*TASK DETAILS*.
Your task is to reproduce, verbatim and without pictures, the lines from the opening of the listing through the line containing "5840, 5880, 5840]".

Entries with chart source code:
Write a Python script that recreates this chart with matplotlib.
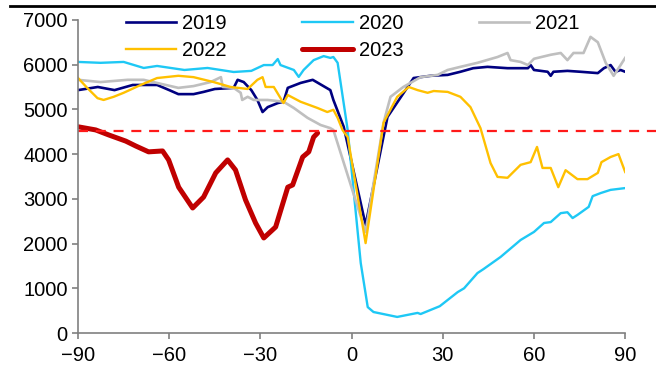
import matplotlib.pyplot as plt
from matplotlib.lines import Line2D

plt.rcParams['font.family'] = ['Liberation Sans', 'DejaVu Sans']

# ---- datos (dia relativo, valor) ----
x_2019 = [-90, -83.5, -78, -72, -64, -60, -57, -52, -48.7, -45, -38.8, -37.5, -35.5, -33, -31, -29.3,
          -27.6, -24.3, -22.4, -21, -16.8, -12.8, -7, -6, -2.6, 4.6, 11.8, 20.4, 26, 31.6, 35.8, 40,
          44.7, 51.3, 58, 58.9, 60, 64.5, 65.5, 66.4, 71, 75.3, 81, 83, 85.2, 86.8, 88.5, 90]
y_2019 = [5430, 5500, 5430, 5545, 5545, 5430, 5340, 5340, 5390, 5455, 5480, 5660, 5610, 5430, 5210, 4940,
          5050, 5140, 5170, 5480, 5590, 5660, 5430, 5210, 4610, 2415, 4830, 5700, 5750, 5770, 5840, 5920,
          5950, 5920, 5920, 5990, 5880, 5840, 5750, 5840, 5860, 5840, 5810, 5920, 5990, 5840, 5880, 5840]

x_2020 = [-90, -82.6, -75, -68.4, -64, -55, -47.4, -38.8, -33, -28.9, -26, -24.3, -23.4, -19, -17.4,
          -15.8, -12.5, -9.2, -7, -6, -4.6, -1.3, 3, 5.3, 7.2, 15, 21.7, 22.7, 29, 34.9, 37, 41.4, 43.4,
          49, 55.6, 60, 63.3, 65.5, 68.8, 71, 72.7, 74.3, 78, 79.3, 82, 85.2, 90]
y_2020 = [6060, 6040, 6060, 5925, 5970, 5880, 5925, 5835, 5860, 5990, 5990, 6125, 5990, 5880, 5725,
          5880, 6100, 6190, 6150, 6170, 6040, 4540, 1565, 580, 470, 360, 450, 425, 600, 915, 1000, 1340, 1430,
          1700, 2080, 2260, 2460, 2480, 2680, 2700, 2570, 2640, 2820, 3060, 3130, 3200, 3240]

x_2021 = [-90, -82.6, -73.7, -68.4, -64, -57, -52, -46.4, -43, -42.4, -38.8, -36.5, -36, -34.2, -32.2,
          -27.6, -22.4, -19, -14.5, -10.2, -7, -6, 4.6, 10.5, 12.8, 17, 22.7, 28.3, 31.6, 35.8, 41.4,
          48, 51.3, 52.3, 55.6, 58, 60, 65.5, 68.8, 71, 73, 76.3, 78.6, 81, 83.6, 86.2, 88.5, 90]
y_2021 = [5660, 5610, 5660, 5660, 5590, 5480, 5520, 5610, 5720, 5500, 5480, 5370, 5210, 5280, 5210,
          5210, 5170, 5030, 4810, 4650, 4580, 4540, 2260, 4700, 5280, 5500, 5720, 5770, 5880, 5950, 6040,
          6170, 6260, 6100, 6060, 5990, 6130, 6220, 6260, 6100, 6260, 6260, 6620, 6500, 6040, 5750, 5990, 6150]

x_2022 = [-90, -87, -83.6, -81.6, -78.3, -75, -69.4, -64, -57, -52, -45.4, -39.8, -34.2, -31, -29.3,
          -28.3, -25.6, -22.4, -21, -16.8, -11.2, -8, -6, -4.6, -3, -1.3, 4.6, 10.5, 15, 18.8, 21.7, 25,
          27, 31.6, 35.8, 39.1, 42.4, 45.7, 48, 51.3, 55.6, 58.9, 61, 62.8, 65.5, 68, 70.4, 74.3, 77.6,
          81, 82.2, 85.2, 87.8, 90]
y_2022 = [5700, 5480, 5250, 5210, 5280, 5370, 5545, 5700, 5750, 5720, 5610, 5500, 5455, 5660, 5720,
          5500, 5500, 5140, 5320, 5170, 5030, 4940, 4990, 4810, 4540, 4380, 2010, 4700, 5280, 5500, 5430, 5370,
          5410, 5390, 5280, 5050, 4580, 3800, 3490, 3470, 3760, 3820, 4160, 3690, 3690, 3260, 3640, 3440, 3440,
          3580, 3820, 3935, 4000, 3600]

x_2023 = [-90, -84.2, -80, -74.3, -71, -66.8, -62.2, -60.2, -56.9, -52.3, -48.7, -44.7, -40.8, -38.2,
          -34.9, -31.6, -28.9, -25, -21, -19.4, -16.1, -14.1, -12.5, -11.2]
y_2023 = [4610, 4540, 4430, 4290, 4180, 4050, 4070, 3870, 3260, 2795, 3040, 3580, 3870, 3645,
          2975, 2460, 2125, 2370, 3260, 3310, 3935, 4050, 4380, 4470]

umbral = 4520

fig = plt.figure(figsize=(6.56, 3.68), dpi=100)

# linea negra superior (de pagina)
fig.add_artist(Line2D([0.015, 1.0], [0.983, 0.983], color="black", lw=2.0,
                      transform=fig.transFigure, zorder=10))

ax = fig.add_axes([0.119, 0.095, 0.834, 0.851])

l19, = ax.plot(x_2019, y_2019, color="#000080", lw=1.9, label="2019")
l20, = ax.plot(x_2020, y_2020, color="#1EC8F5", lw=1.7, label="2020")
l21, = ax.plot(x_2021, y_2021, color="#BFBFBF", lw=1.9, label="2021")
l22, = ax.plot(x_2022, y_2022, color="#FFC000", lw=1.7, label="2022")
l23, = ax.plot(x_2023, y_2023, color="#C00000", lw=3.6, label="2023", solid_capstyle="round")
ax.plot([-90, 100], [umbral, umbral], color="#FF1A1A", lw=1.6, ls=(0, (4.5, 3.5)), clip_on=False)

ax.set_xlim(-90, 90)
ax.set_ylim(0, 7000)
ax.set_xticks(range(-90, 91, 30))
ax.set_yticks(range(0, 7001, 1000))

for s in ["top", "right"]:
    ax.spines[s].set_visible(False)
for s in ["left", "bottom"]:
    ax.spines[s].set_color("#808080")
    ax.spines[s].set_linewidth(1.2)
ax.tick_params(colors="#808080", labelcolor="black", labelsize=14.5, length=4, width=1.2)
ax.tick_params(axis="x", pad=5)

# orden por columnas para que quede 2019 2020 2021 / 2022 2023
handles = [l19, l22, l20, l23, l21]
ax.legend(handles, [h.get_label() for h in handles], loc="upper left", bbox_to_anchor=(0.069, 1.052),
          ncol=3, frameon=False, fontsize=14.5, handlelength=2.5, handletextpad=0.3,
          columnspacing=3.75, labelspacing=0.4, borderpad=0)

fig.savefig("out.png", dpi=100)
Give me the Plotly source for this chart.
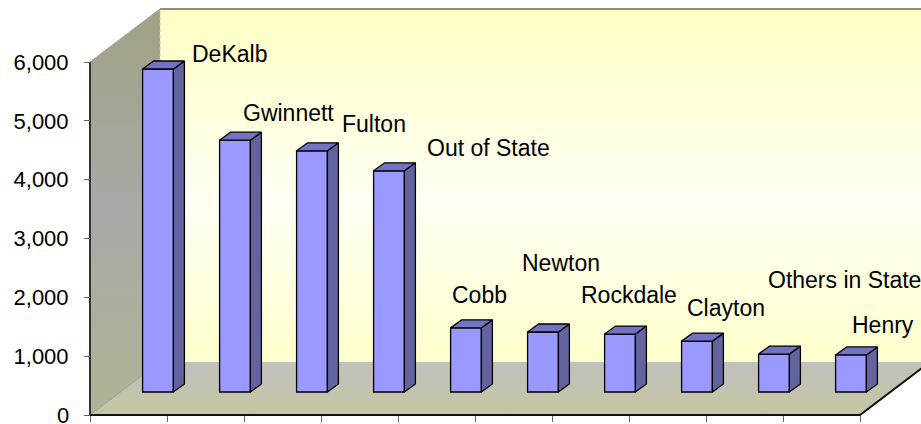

*WORKED SOLUTION*.
Write a Python script that recreates this chart with matplotlib.
import matplotlib.pyplot as plt
from matplotlib.lines import Line2D

plt.rcParams['font.family'] = ['Liberation Sans', 'DejaVu Sans']

# ---- datos (dia relativo, valor) ----
x_2019 = [-90, -83.5, -78, -72, -64, -60, -57, -52, -48.7, -45, -38.8, -37.5, -35.5, -33, -31, -29.3,
          -27.6, -24.3, -22.4, -21, -16.8, -12.8, -7, -6, -2.6, 4.6, 11.8, 20.4, 26, 31.6, 35.8, 40,
          44.7, 51.3, 58, 58.9, 60, 64.5, 65.5, 66.4, 71, 75.3, 81, 83, 85.2, 86.8, 88.5, 90]
y_2019 = [5430, 5500, 5430, 5545, 5545, 5430, 5340, 5340, 5390, 5455, 5480, 5660, 5610, 5430, 5210, 4940,
          5050, 5140, 5170, 5480, 5590, 5660, 5430, 5210, 4610, 2415, 4830, 5700, 5750, 5770, 5840, 5920,
          5950, 5920, 5920, 5990, 5880, 5840, 5750, 5840, 5860, 5840, 5810, 5920, 5990, 5840, 5880, 5840]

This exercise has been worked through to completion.